Friday, February 28, 2020

Joe Rogan Experience #1432 - Aubrey de Grey





Comment: My problem with Aubrey is that he thinks solving aging is an engineering issue. But I think when handling the high metabolism nondividing neurons design, nature essentially solved aging at the cellular level. A mouse neuron transplanted to a rat lives twice as long as a mouse, just as long as a rat, and could potentially live even longer in an even longer lived species.
After essentially having a solution to aging baked in, nature had to adjust organism lifespan to their niche.
Michael Fossel, iirc, claims that many of the maintenance mechanisms are downregulated in an age related manner. And it is this downregulation of maintenance that leads to all the issues we see.
It was discovered that the rate of telomere shortening predicts species lifespan.
Researchers discover that the rate of telomere shortening predicts species lifespan. A flamingo lives 40 years and a human being lives 90 years; a mouse lives two years and an elephant lives 60.J What counts is not their length, but the rate at which they shorten | A better predictor than body size or heart rate https://phys.org/news/2019-07-telomere-shortening-species-lifespan.html
Would telomere lengthening work against aging? Maybe it wouldn't solve everything, but such therapies sound highly promising.

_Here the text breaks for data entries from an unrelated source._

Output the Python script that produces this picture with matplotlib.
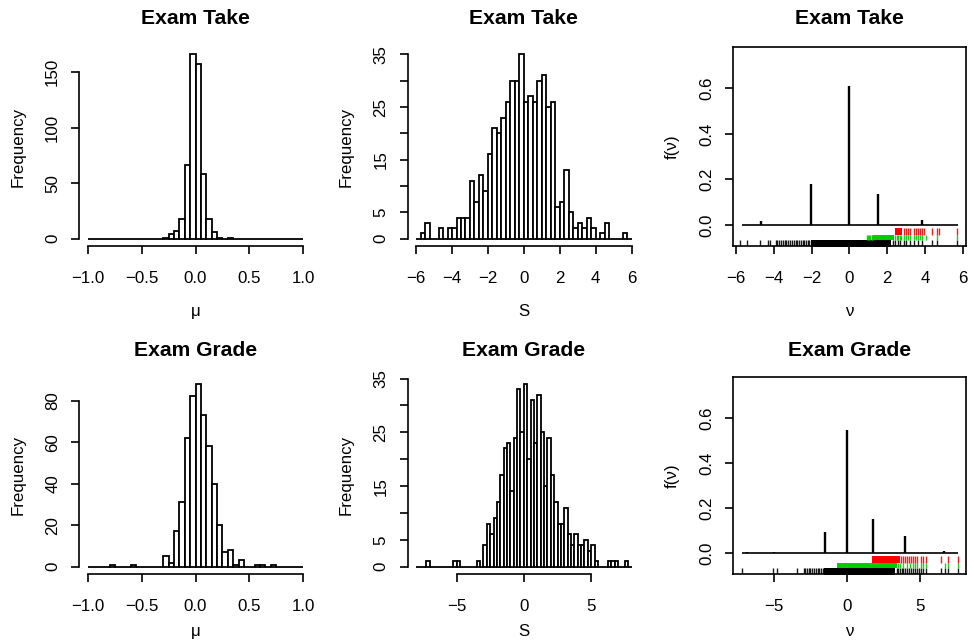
import numpy as np
import matplotlib.pyplot as plt

plt.rcParams['font.family'] = ['Liberation Sans', 'DejaVu Sans']
plt.rcParams['font.size'] = 12.2

W, H = 974, 641

# histogram break grids (same as the R hist breaks)
mu_breaks = np.linspace(-1.0, 1.0, 41)
s_take_breaks = np.linspace(-6.0, 6.0, 49)
s_grade_breaks = np.linspace(-8.0, 8.0, 65)

# counts
mu_take = [0, 0, 0, 0, 0, 0, 0, 0, 0, 0, 0, 0, 0, 0, 1, 4, 7, 18, 66, 166,
           157, 58, 18, 6, 1, 0, 1, 0, 0, 0, 0, 0, 0, 0, 0, 0, 0, 0, 0, 0]
mu_grade = [0, 0, 0, 0, 1, 0, 0, 0, 1, 0, 0, 0, 0, 0, 5, 2, 17, 31, 62, 82,
            88, 73, 58, 40, 20, 7, 8, 1, 3, 0, 0, 1, 1, 0, 1, 0, 0, 0, 0, 0]
s_take = [0, 1, 3, 0, 0, 2, 0, 2, 2, 4, 4, 4, 11, 7, 12, 9, 16, 21, 20, 23,
          26, 30, 30, 35, 26, 27, 26, 30, 31, 25, 26, 6, 7, 13, 5, 2, 3, 2, 4, 2,
          0, 1, 3, 0, 0, 0, 1, 0]
s_grade = [0, 0, 0, 1, 0, 0, 0, 0, 0, 0, 0, 1, 1, 0, 0, 0, 0, 0, 1, 0,
           4, 8, 6, 9, 12, 17, 22, 23, 14, 24, 33, 25, 34, 20, 31, 23, 32, 25, 15, 24,
           17, 12, 8, 8, 11, 6, 4, 6, 4, 4, 5, 3, 4, 1, 0, 0, 0, 1, 1, 1,
           0, 0, 1, 0]

# density of nu: spike locations / heights and support
take_nu = [-4.68, -2.04, 0.0, 1.53, 3.86]
take_f = [0.018, 0.178, 0.612, 0.135, 0.021]
take_range = [-5.68, 5.72]
grade_nu = [-6.9, -5.02, -1.53, 0.0, 1.76, 3.95, 6.67]
grade_f = [0.003, 0.004, 0.092, 0.545, 0.152, 0.077, 0.009]
grade_range = [-7.22, 7.58]
f_range = [-0.06, 0.75]

# rugs: dense (solid) span + isolated ticks
take_black_span = (-2.05, 2.2)
take_black = [-5.77, -5.41, -4.73, -4.32, -4.18, -3.88, -3.8, -3.7, -3.62, -3.5,
              -3.42, -3.33, -3.22, -3.12, -3.03, -2.93, -2.84, -2.75, -2.66, -2.57,
              -2.47, -2.38, -2.3, -2.2, -2.12, 2.3, 2.42, 2.55, 2.7, 2.89, 3.02,
              3.21, 3.42, 3.63, 3.86, 4.39, 4.65, 5.68]
take_green_span = (1.27, 2.37)
take_green = [0.92, 0.98, 1.04, 1.1, 1.17, 1.22, 2.42, 2.5, 2.58, 2.66, 2.75,
              2.89, 3.02, 3.12, 3.21, 3.42, 3.51, 3.63, 3.74, 3.86, 4.04, 4.65,
              5.68]
take_red_span = (2.42, 2.8)
take_red = [2.89, 3.02, 3.12, 3.21, 3.42, 3.51, 3.63, 3.74, 3.86, 3.95, 4.39,
            4.65, 4.72, 5.68]
grade_black_span = (-1.6, 3.3)
grade_black = [-7.21, -5.07, -4.8, -3.47, -2.97, -2.86, -2.75, -2.63, -2.52,
               -2.4, -2.28, -2.15, -2.03, -1.9, -1.78, -1.68, 3.4, 3.5, 3.62,
               3.75, 3.84, 3.95, 4.1, 4.25, 4.4, 4.52, 4.65, 4.8, 4.95, 5.09, 5.2,
               5.43, 6.46, 6.7, 6.92, 7.58]
grade_green_span = (-0.68, 3.4)
grade_green = [3.5, 3.62, 3.84, 4.1, 4.3, 4.52, 4.65, 4.8, 5.09, 5.2, 5.43, 6.7,
               6.92, 7.58]
grade_red_span = (1.74, 3.6)
grade_red = [3.7, 3.84, 3.95, 4.1, 4.25, 4.4, 4.52, 4.65, 4.8, 5.09, 5.2, 5.43,
             6.46, 6.92, 7.58]

fig = plt.figure(figsize=(W / 100, H / 100), dpi=100)


def px_axes(x0, x1, y0, y1):
    return fig.add_axes([x0 / W, 1 - y1 / H, (x1 - x0) / W, (y1 - y0) / H])


def r_lim(lo, hi):
    d = 0.04 * (hi - lo)
    return lo - d, hi + d


def style(ax, title, xlabel, ylabel, top_row):
    ax.set_title(title, fontsize=15.2, fontweight='bold',
                 pad=16.5 if top_row else 15)
    ax.set_xlabel(xlabel, labelpad=13 if top_row else 7.5)
    ax.set_ylabel(ylabel, labelpad=14)
    ax.tick_params(direction='out', length=5.8, width=1.2)
    ax.tick_params(axis='x', pad=12)
    ax.tick_params(axis='y', pad=8)


def hist_panel(ax, breaks, counts, title, xlabel, xticks, xlabels, yticks, ylabels,
               top_row):
    bw = breaks[1] - breaks[0]
    ax.bar(breaks[:-1], counts, width=bw, align='edge', color='white',
           edgecolor='black', linewidth=1.3)
    ax.set_xlim(*r_lim(breaks[0], breaks[-1]))
    ax.set_ylim(*r_lim(0, max(counts)))
    for s in ['top', 'right']:
        ax.spines[s].set_visible(False)
    ax.spines['left'].set_bounds(yticks[0], yticks[-1])
    ax.spines['bottom'].set_bounds(xticks[0], xticks[-1])
    for s in ['left', 'bottom']:
        ax.spines[s].set_linewidth(1.2)
    ax.set_xticks(xticks, labels=xlabels)
    ax.set_yticks(yticks, labels=ylabels, rotation=90, va='center')
    style(ax, title, xlabel, 'Frequency', top_row)


def dens_panel(ax, nu, f, rng, rugs, title, xticks, top_row):
    ax.hlines(0, rng[0], rng[1], color='black', linewidth=1.2)
    ax.vlines(nu, 0, f, color='black', linewidth=1.7)
    rows = [(-0.067, -0.1), (-0.042, -0.067), (-0.012, -0.042)]
    for (span, ticks, col), (y_top, y_bot) in zip(rugs, rows):
        ax.fill_between(span, y_bot, y_top, color=col, linewidth=0)
        ax.vlines(ticks, y_bot, y_top, color=col, linewidth=1.0, alpha=0.9)
    ax.set_xlim(*r_lim(*rng))
    ax.set_ylim(*r_lim(*f_range))
    for s in ax.spines.values():
        s.set_linewidth(1.2)
    ax.set_xticks(xticks, labels=[f'{t:g}'.replace('-', '−') for t in xticks])
    yt = [0.0, 0.2, 0.4, 0.6]
    ax.set_yticks(yt, labels=[f'{t:.1f}' for t in yt], rotation=90, va='center')
    style(ax, title, 'ν', 'f(ν)', top_row)


cols = [(79.4, 311.6), (407.5, 640.2), (733.3, 966.2)]
rows = [(47, 246), (376.7, 574)]

mu_ticks = [-1.0, -0.5, 0.0, 0.5, 1.0]
mu_lab = ['−1.0', '−0.5', '0.0', '0.5', '1.0']
s_lab = ['0', '5', '', '15', '', '25', '', '35']

ax1 = px_axes(*cols[0], *rows[0])
hist_panel(ax1, mu_breaks, mu_take, 'Exam Take', 'μ', mu_ticks, mu_lab,
           [0, 50, 100, 150], ['0', '50', '100', '150'], True)

ax2 = px_axes(*cols[1], *rows[0])
hist_panel(ax2, s_take_breaks, s_take, 'Exam Take', 'S', [-6, -4, -2, 0, 2, 4, 6],
           ['−6', '−4', '−2', '0', '2', '4', '6'],
           [0, 5, 10, 15, 20, 25, 30, 35], s_lab, True)

ax3 = px_axes(*cols[2], *rows[0])
dens_panel(ax3, take_nu, take_f, take_range,
           [(take_black_span, take_black, 'black'),
            (take_green_span, take_green, '#00cd00'),
            (take_red_span, take_red, '#ff0000')],
           'Exam Take', [-6, -4, -2, 0, 2, 4, 6], True)

ax4 = px_axes(*cols[0], *rows[1])
hist_panel(ax4, mu_breaks, mu_grade, 'Exam Grade', 'μ', mu_ticks, mu_lab,
           [0, 20, 40, 60, 80], ['0', '20', '40', '60', '80'], False)

ax5 = px_axes(*cols[1], *rows[1])
hist_panel(ax5, s_grade_breaks, s_grade, 'Exam Grade', 'S', [-5, 0, 5],
           ['−5', '0', '5'], [0, 5, 10, 15, 20, 25, 30, 35], s_lab, False)

ax6 = px_axes(*cols[2], *rows[1])
dens_panel(ax6, grade_nu, grade_f, grade_range,
           [(grade_black_span, grade_black, 'black'),
            (grade_green_span, grade_green, '#00cd00'),
            (grade_red_span, grade_red, '#ff0000')],
           'Exam Grade', [-5, 0, 5], False)

fig.savefig('out.png', dpi=100)
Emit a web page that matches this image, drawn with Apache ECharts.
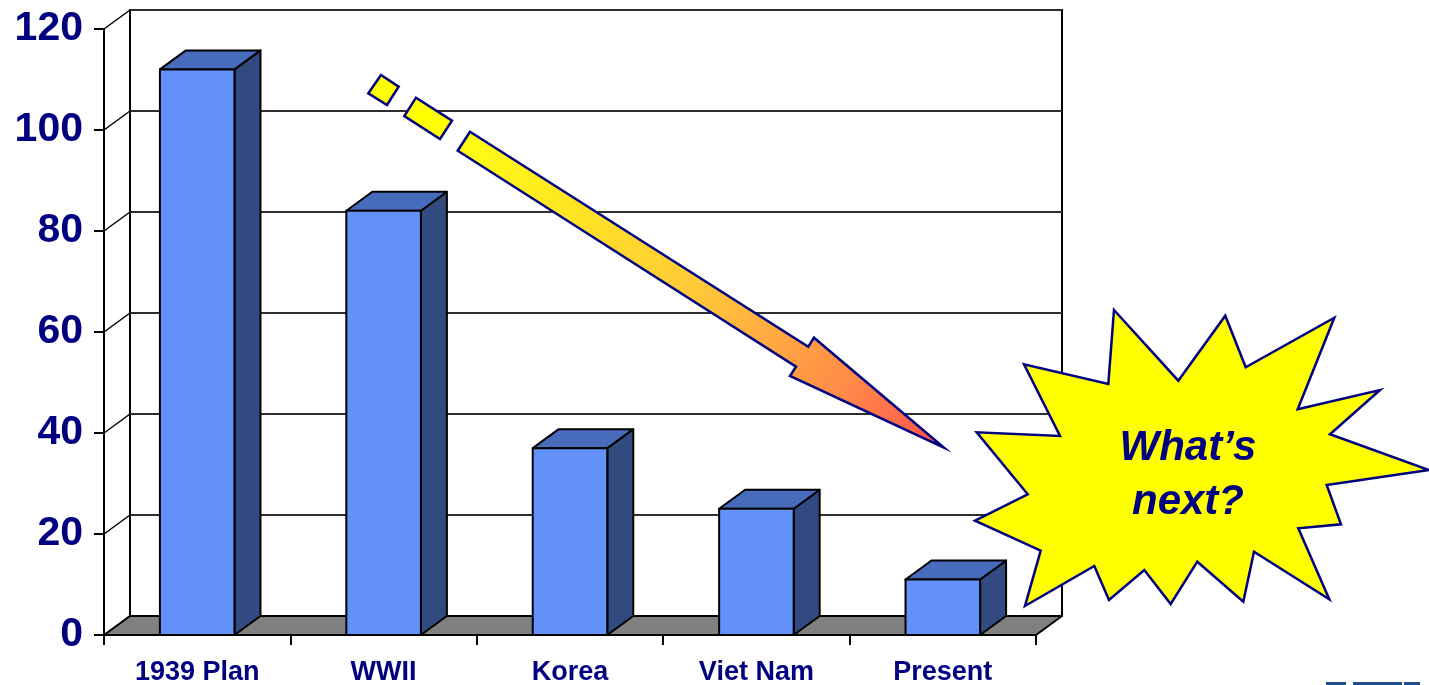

I think Aubrey's ideas might work but they seem like overengineering. We have seen that we had a mammal ancestor with mice like lifespan to reach our human lifespan nature did not need to transfer more genes from the mitochondria to the nucleus, nor did it abolish telomeres, etc. Even longer lived mammals, iirc, have not transfered additional mito genes to the nucleus.
We know there are superagers with brain functioning akin to 20 year olds. The brain functions at ultra high metabolism for decades, but when aging affects the support system and garbage clearance mechanisms, issues start to arise.
I think just like glymphatic systems helps transport garbage out of the brain, the lymphatic system does similar across the body. But aging compromises it too.
edit: Regards the idea that there's a trade off between cancer and aging. Mice engineered to have extra long telomeres had extended lifespan and did not have additional cancer rates.
Importantly, mice with hyper-long telomeres show an increased longevity and develop less tumors associated with aging. Together, these findings demonstrate that longer telomeres than normal show beneficial effects in mice, delaying metabolic aging and cancer, and resulting in longer lifespans. https://www.nature.com/articles/s41467-019-12664-x
edit2:There's also the fact that some mice appear cancer immune and a fraction of the human population might as well be( lifelong heavy smoker centenarians for example.). I think the additional copies of anticancer genes in extremely large animals are to protect against cancer during embryonic development, but theoretically the immune system might be sufficient at least in a fraction of the population.
IMHO, it is likely the body already has the capability for significantly longer lifespan. Rather than look for trying to redesign fundamental biological components past what nature has done, I think, in the short term, the search for small molecules that can restore epigenetic age and telomere length sounds more promising.